In spite of Marsden’s immense contribution to the study of leprosy, both before and after her journey to Siberia she was beset by campaigns to discredit her. She was accused of being a political spy and embezzling from the funds she raised for charity. The committees investigating Marsden were unable to find any true improprieties in the finances of her Siberia trip. Instead, the authorities chose to sanction her for the disclosures about her personal life - specifically that some of her relationships with women had been sexual. The controversy surrounding Marsden was not resolved and she finished her life suffering from dropsy and senile decay in 1931. After her death, the Bexhill Museum, which Marsden co-founded in 1914, refused to place her portrait in the building under the claims of her not being “a fit person”.

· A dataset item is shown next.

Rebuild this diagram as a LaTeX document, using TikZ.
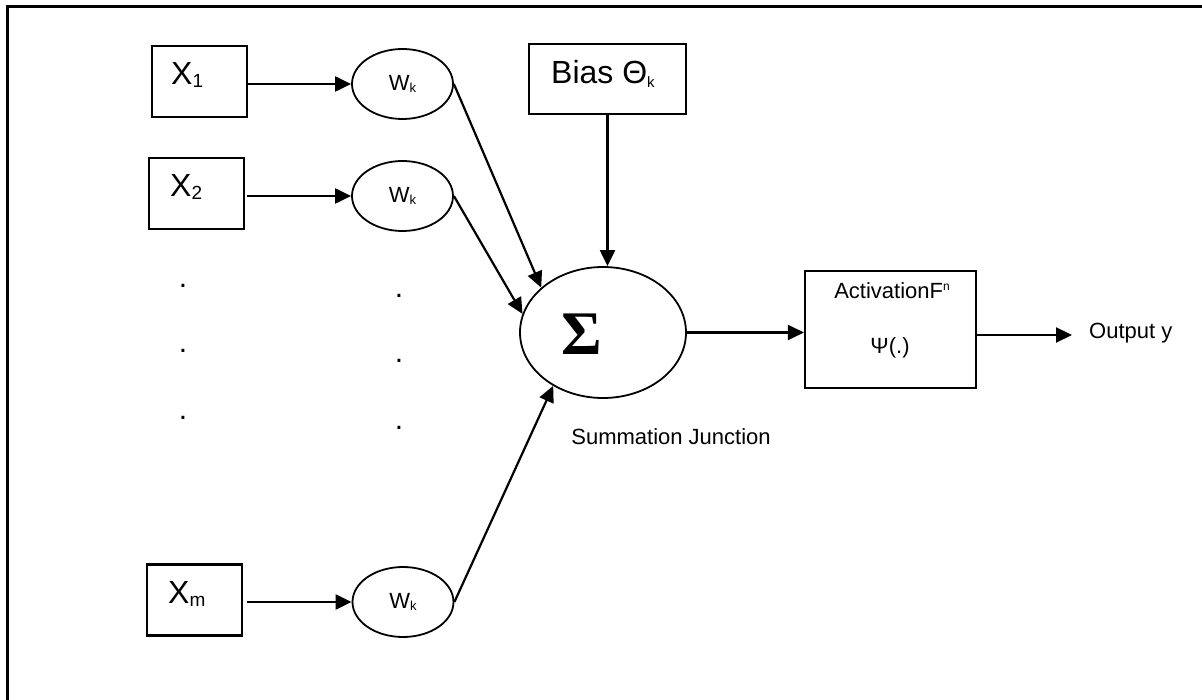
\documentclass[tikz,border=0pt]{standalone}
\usepackage{fontspec}
\setmainfont{Liberation Sans}
\newfontfamily\sigmafont{Liberation Serif}
\usetikzlibrary{arrows.meta,shapes.geometric}

% small index set below / above the base line
\newcommand\lowidx[3]{\raisebox{-#1}{\fontsize{#2}{#2}\selectfont #3}}
\newcommand\highidx[3]{\raisebox{#1}{\fontsize{#2}{#2}\selectfont #3}}

\begin{document}
\begin{tikzpicture}[x=1pt,y=-1pt,
  box/.style={draw, line width=2.1pt, inner sep=0pt},
  weight/.style={draw, ellipse, line width=1.8pt, minimum width=101pt,
    minimum height=70pt, inner sep=0pt, font=\fontsize{22}{26}\selectfont},
  bigtext/.style={anchor=base west, inner sep=0pt, font=\fontsize{32}{38}\selectfont},
  midtext/.style={inner sep=0pt, font=\fontsize{22}{26}\selectfont},
  dotmark/.style={anchor=base, inner sep=0pt, font=\fontsize{30}{34}\selectfont},
  arr/.style={line width=2.2pt, -{Triangle[length=16pt,width=15pt]}}
]
\useasboundingbox (0,0) rectangle (1202,700);

% frame
\draw[line width=3pt] (1202,7) -- (7,7) -- (7,700);

% inputs
\node[box, minimum width=95pt, minimum height=71pt] (x1) at (199.5,81.5) {};
\node[bigtext] (x1t) at (171,85) {X\lowidx{3pt}{19}{1}};
\node[box, minimum width=95pt, minimum height=71pt] (x2) at (196.5,193.5) {};
\node[bigtext] (x2t) at (170,197) {X\lowidx{3pt}{19}{2}};
\node[box, minimum width=95pt, minimum height=71pt] (xm) at (194.5,600) {};
\node[bigtext] (xmt) at (168,603) {X\lowidx{3pt}{19}{m}};

% weights
\node[weight] (w1) at (402.5,84) {W\lowidx{2pt}{13}{k}};
\node[weight] (w2) at (402.5,196) {W\lowidx{2pt}{13}{k}};
\node[weight] (wm) at (403,602) {W\lowidx{2pt}{13}{k}};

% omitted inputs
\node[dotmark] (d1) at (183,288) {.};
\node[dotmark] (d2) at (183,353) {.};
\node[dotmark] (d3) at (183,419) {.};
\node[dotmark] (d4) at (399,298) {.};
\node[dotmark] (d5) at (399,363) {.};
\node[dotmark] (d6) at (399,429) {.};

% bias
\node[box, minimum width=157pt, minimum height=70pt] (bias) at (607.5,79) {};
\node[bigtext] (biast) at (551,84) {Bias Θ\lowidx{4pt}{15}{k}};

% summation junction
\node[draw, ellipse, line width=1.8pt, minimum width=166pt, minimum height=131pt,
  inner sep=0pt] (sig) at (603,332.5) {};
\node[inner sep=0pt, font=\fontsize{62}{68}\selectfont\sigmafont\bfseries] (sigt) at (582,334) {Σ};
\node[midtext] (sumt) at (671,437) {Summation Junction};

% activation
\node[box, minimum width=171pt, minimum height=117pt] (act) at (890.5,329.5) {};
\node[midtext] (actt) at (892,291) {ActivationF\highidx{8pt}{12}{n}};
\node[midtext] (psit) at (890,348) {Ψ(.)};

% output
\coordinate (oend) at (1072,335);
\node[midtext, anchor=west] (outt) at (1089,333) {Output y};

% connectors
\draw[arr] (x1.east |- w1) -- (w1.west);
\draw[arr, shorten <=2pt] (x2.east |- w2) -- (w2.west);
\draw[arr, shorten <=4pt] (xm.east |- wm) -- (wm.west);
\draw[arr] (w1.east) -- (sig.144);
\draw[arr] (w2.east) -- (sig.167);
\draw[arr] (wm.east) -- (sig.227);
\draw[arr] (bias.south) -- (bias.south |- sig.north);
\draw[arr] (sig.east) -- (sig.east -| act.west);
\draw[arr] (act.east |- oend) -- (oend);
\end{tikzpicture}
\end{document}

The book features 10 illustrations by O. Renar depicting Kate Marsden and various episodes from the travel: departure from Yakutia, Kate Marsden with her cavalcade camping out at midnight in the forest, tent life among the lepers, etc. There are also interesting illustrations showing lepers and the woeful conditions they lived in. A map featured in the edition displays leprosy dissemination around the world.

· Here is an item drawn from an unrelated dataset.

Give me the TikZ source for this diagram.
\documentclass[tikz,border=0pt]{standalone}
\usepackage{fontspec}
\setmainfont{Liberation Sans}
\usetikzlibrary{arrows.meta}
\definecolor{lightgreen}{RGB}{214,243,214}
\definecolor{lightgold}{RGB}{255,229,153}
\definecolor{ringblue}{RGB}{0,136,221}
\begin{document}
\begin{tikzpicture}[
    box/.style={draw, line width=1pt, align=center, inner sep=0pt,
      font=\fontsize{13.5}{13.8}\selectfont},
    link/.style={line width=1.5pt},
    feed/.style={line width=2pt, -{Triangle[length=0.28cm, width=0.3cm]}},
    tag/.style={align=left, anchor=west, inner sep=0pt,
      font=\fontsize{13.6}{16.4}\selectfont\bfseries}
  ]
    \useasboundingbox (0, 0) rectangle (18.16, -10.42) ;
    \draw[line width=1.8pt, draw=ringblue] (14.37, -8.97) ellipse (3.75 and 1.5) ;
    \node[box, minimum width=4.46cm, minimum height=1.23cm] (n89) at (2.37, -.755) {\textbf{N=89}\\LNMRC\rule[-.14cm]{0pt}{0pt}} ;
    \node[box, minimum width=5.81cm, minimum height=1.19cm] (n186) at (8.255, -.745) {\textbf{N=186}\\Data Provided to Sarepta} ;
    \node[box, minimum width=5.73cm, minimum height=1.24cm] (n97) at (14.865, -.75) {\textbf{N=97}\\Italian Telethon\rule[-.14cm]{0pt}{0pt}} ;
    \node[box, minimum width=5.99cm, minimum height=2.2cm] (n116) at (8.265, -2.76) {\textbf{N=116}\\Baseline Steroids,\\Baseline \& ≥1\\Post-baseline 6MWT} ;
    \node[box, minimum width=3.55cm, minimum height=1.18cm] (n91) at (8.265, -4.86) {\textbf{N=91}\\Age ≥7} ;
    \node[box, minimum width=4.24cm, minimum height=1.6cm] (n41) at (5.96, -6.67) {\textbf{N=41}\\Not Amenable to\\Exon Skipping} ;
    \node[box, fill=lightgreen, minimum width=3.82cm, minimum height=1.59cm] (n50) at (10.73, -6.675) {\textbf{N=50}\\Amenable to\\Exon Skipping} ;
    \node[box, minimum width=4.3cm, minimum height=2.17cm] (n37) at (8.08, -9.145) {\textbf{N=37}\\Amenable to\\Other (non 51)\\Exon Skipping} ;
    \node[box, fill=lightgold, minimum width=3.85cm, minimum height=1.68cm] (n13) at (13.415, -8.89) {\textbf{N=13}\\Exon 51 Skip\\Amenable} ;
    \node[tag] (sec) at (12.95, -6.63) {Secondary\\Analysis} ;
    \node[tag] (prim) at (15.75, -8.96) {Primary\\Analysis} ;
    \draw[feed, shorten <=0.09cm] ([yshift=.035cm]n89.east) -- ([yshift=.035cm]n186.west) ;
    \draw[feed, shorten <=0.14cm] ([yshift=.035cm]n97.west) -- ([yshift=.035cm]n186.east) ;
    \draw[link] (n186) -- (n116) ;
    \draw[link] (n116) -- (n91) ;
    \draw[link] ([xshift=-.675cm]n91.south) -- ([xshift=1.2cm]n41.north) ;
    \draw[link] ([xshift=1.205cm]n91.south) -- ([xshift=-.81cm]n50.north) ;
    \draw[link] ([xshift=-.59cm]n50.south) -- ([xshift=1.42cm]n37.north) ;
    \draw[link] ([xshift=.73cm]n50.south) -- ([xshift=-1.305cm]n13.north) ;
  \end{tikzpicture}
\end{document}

Aimed at raising funds for the construction of a lepers’ hospital in Viluisk, Miss Marsden’s Journey to Yakutia was written by an unknown author. Yet, it can be suggested that the edition was ordered by the Irkutsk or Yakutian Leprosy Committees that were formed by Marsden and intended to “evoke sympathy for people whose woeful condition was almost unknown”.
The book also features 5 letters addressed to Kate Marsden (from the Irkutsk Bishop (1); Ivan Prokofiev – a man who accompanied Kate from Irkutsk to Viluisk (1); a Viluisk official – Griorgiy Eremtiev (2); V. Paromonov (1)) and an article “What is Leprosy?” by A. I. Pospilov.